A bit closer to DC than the University of Mary and Benedictine College is Franciscan University of Steubenville, Ohio, which says it is sending some 440 students to the March for Life – no smaller than it has been in recent years. 

“Our presence at the March for Life this year is more important than ever,” said Hollieann Geike, president of Franciscan University’s Students for Life club. “The overturning of Roe was just the start of the fight for life, not the end.”

Geike, a sophomore social work major, told Aleteia that many students recognize that there is still a lot to be done not only for the pre-born but for all life on the spectrum from conception to natural death. Although abortion is being decided state-by-state, she said, it is still a national issue in the sense that a pre-born life in her native Washington State “has the same value as a pre-born life in Ohio, yet they do not have the same rights.”

“In addition, I believe that once abortion is abolished and we can create a culture of life in our country, so many positives will come with it,” Geike added. “I think gun violence will go down, suicide rates, sex trafficking, etc. — all because people acknowledge other people’s lives matter and are more willing to help people who need it and help them get the mental health care they need.”

East and West

Like many Catholic college students making the trip, those from Steubenville are immersed in prayer throughout the journey. They will gather for a March for Life Holy Hour on campus at 10:30 p.m. on Thursday, January 19, and just before midnight, board eight buses, arriving in time for the 8:00 a.m. closing Mass of the National Prayer Vigil for Life at the Basilica of the National Shrine of the Immaculate Conception.
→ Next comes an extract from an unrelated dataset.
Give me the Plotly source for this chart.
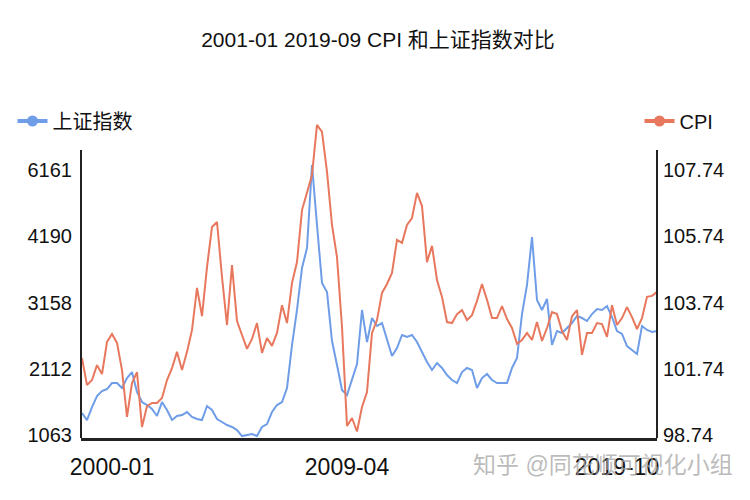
import numpy as np
import plotly.graph_objects as go

# ==================== 数据 ====================

# 上证指数
SH_INDEX = [
    1411, 1300, 1506, 1680, 1760, 1791, 1886, 1886, 1807, 1965,
    2060, 1744, 1585, 1538, 1475, 1364, 1585, 1459, 1300, 1364,
    1380, 1427, 1348, 1316, 1300, 1522, 1459, 1316, 1269, 1221,
    1190, 1142, 1047, 1063, 1079, 1047, 1190, 1237, 1427, 1538,
    1585, 1807, 2487, 3040, 3696, 4007, 6310, 4525, 3462, 3322,
    2550, 2171, 1775, 1696, 1934, 2187, 3040, 2534, 2913, 2787,
    2834, 2566, 2313, 2440, 2645, 2613, 2645, 2534, 2376, 2219,
    2092, 2203, 2124, 2013, 1934, 1886, 2060, 2124, 2092, 1807,
    1965, 2029, 1934, 1886, 1886, 1886, 2124, 2282, 2976, 3431,
    4178, 3197, 3040, 3213, 2487, 2708, 2676, 2755, 2834, 2945,
    2913, 2866, 2976, 3055, 3040, 3103, 2929, 2708, 2661, 2471,
    2408, 2345, 2787, 2724, 2692, 2708,
]

# CPI
CPI = [
    102.06, 101.00, 101.23, 101.85, 101.50, 102.55, 102.79, 102.52, 101.68, 99.56,
    101.09, 101.59, 99.10, 100.05, 100.19, 100.19, 100.42, 101.23, 101.76, 102.25,
    101.68, 102.25, 102.91, 104.18, 103.33, 104.81, 106.02, 106.17, 104.51, 103.06,
    104.87, 103.18, 102.76, 102.34, 102.64, 103.12, 102.22, 102.67, 102.43, 102.82,
    103.66, 103.12, 104.33, 104.96, 106.53, 107.08, 107.59, 109.10, 108.89, 107.68,
    106.08, 105.11, 103.00, 99.15, 99.51, 98.90, 100.01, 100.69, 102.82, 103.21,
    104.03, 104.30, 104.63, 105.63, 105.54, 106.08, 106.29, 107.05, 106.65, 104.96,
    105.45, 104.42, 103.91, 103.15, 103.12, 103.39, 103.51, 103.21, 103.36, 103.79,
    104.30, 103.82, 103.27, 103.27, 103.63, 103.24, 102.97, 102.49, 102.61, 102.82,
    102.61, 103.15, 102.58, 102.97, 103.45, 103.39, 102.88, 102.61, 103.33, 103.51,
    102.16, 102.82, 102.82, 103.12, 103.09, 102.70, 103.66, 103.06, 103.27, 103.60,
    103.30, 102.94, 103.27, 103.91, 103.94, 104.06,
]

# 刻度
SH_TICKS = [1063, 2112, 3158, 4190, 6161]
CPI_TICKS = [98.74, 101.74, 103.74, 105.74, 107.74]
X_LABELS = ["2000-01", "2009-04", "2019-10"]
X_LABEL_AT = [6, 53, 107]

# ==================== 样式常量 ====================

COLOR_SH = "#6f9de8"
COLOR_CPI = "#e8785d"
COLOR_AXIS = "#222222"
COLOR_TEXT = "#111111"
FONT = "Helvetica, Arial, 'Noto Sans CJK SC', sans-serif"
Y_MIN, Y_MAX = -0.045, 4.83
AXIS_TOP = 4.3
PAGE_OFFSET = 8  # 页面 body 默认留白


def to_pos(values, ticks):
    """分段线性刻度：把数值映射到刻度序号位置（两端外推）"""
    v = np.asarray(values, dtype=float)
    t = np.asarray(ticks, dtype=float)
    idx = np.clip(np.searchsorted(t, v) - 1, 0, len(t) - 2)
    return idx + (v - t[idx]) / (t[idx + 1] - t[idx])


x = np.arange(len(SH_INDEX))

fig = go.Figure()

fig.add_trace(go.Scatter(
    x=x, y=to_pos(CPI, CPI_TICKS), customdata=CPI, yaxis="y2",
    mode="lines", line=dict(color=COLOR_CPI, width=2),
    name="CPI", showlegend=False, hovertemplate="CPI %{customdata}<extra></extra>",
))
fig.add_trace(go.Scatter(
    x=x, y=to_pos(SH_INDEX, SH_TICKS), customdata=SH_INDEX,
    mode="lines", line=dict(color=COLOR_SH, width=2),
    name="上证指数", showlegend=False, hovertemplate="上证指数 %{customdata}<extra></extra>",
))

# 图例用的占位曲线
fig.add_trace(go.Scatter(
    x=[None], y=[None], mode="lines+markers", name="上证指数",
    line=dict(color=COLOR_SH, width=4), marker=dict(size=11, color=COLOR_SH),
    legend="legend",
))
fig.add_trace(go.Scatter(
    x=[None], y=[None], mode="lines+markers", name="CPI",
    line=dict(color=COLOR_CPI, width=4), marker=dict(size=11, color=COLOR_CPI),
    legend="legend2",
))

legend_common = dict(
    xref="container", yref="container", yanchor="middle",
    y=1 - (121 - PAGE_OFFSET) / 500,
    bgcolor="rgba(0,0,0,0)", font=dict(size=20, color=COLOR_TEXT, family=FONT),
    itemwidth=30,
)

fig.update_layout(
    width=750, height=500,
    margin=dict(l=81 - PAGE_OFFSET, r=93 + PAGE_OFFSET,
                t=115 - PAGE_OFFSET, b=62 + PAGE_OFFSET, autoexpand=False),
    paper_bgcolor="white", plot_bgcolor="white",
    font=dict(family=FONT, color=COLOR_TEXT),
    title=dict(
        text="2001-01 2019-09 CPI 和上证指数对比",
        x=(378 - PAGE_OFFSET) / 750, xanchor="center",
        y=1 - (40 - PAGE_OFFSET) / 500, yanchor="middle",
        font=dict(size=21, color=COLOR_TEXT),
    ),
    legend=dict(x=0.006, xanchor="left", **legend_common),
    legend2=dict(x=0.842, xanchor="left", **legend_common),
    xaxis=dict(
        range=[-0.2, len(SH_INDEX) - 1], showgrid=False, zeroline=False,
        showline=True, linecolor=COLOR_AXIS, linewidth=2.5,
        tickmode="array", tickvals=X_LABEL_AT, ticktext=X_LABELS,
        ticks="", tickfont=dict(size=23, color=COLOR_TEXT), ticklabelstandoff=7,
    ),
    yaxis=dict(
        range=[Y_MIN, Y_MAX], showgrid=False, zeroline=False, showline=False,
        tickmode="array", tickvals=list(range(len(SH_TICKS))),
        ticktext=[str(t) for t in SH_TICKS],
        ticks="", tickfont=dict(size=20, color=COLOR_TEXT), ticklabelstandoff=8,
    ),
    yaxis2=dict(
        range=[Y_MIN, Y_MAX], overlaying="y", side="right",
        showgrid=False, zeroline=False, showline=False,
        tickmode="array", tickvals=list(range(len(CPI_TICKS))),
        ticktext=[f"{t:.2f}" for t in CPI_TICKS],
        ticks="", tickfont=dict(size=20, color=COLOR_TEXT), ticklabelstandoff=5,
    ),
    showlegend=True,
)

# 左右纵轴线
for xp in (0, 1):
    fig.add_shape(
        type="line", xref="paper", yref="y", x0=xp, x1=xp, y0=Y_MIN, y1=AXIS_TOP,
        line=dict(color=COLOR_AXIS, width=2),
    )

# 水印
fig.add_annotation(
    text="知乎 @同花顺可视化小组", xref="paper", yref="paper",
    x=1.135, y=-0.084, xanchor="right", yanchor="middle", showarrow=False,
    font=dict(size=23, color="rgba(165,165,165,0.75)", family=FONT),
)

fig.write_html("out.html")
While there, they are likely to meet students from Christendom College in Front Royal, Virginia, which has one of the shortest trips, but might have the largest representation. Christendom has sent students to the March since its founding in 1977 and cancels classes on the day of the March so the entire college community can attend.

This year, the college expects to send about 550 students to the march, said a spokesman, Zachary Smith.

While in past years, Thomas Aquinas College in Santa Paula, California, has sent students to the March for Life on the opposite side of the country, there are no plans for such a college-wide trip this year, in part due to higher costs. But some 250 TAC students are expected to make the six-hour bus trip to San Francisco for the Walk for Life West Coast on Saturday, January 21. The students are usually the ones who hold the banner and lead the march.

“It’s the first one since Roe’s been overturned. It’s thrilling,” said trip coordinator Maria Brittain. “We’re winning, at least. The nation is taking a turn towards the better … starting to realize that it is a baby in the womb.”

Brittain and co-coordinator William Deering acknowledge that California is an “abortion sanctuary state,” with the state legislature expanding abortion rights after the Dobbs decision and offering to pay for transportation to the state for women to obtain abortions if their own states ban the procedure. But they’re hopeful that the joy, love, and hope exuded by Walk for Life participants will be infectious.

“Even if [the Walk for Life] is not going to change the state, it’s going to move people,” Brittain said. “Certain people are going to see this and start thinking about it. That’s what we want. We want people to start asking questions – people who aren’t pro-life or who are pro-choice or are on the fence.”

Many of those interviewed echoed a theme that is in the air this year – that the goal is not just to make abortion illegal but unthinkable. 

“We’re not going to win until nobody wants [abortion] anymore,” said Brittain.

The University of Mary’s Marianne Hofer added, “While we are so grateful that Roe was overturned, there is still so much work to be done. We want to continue to witness on the national level to how this upcoming generation remains deeply and joyfully committed to the pro-life cause.”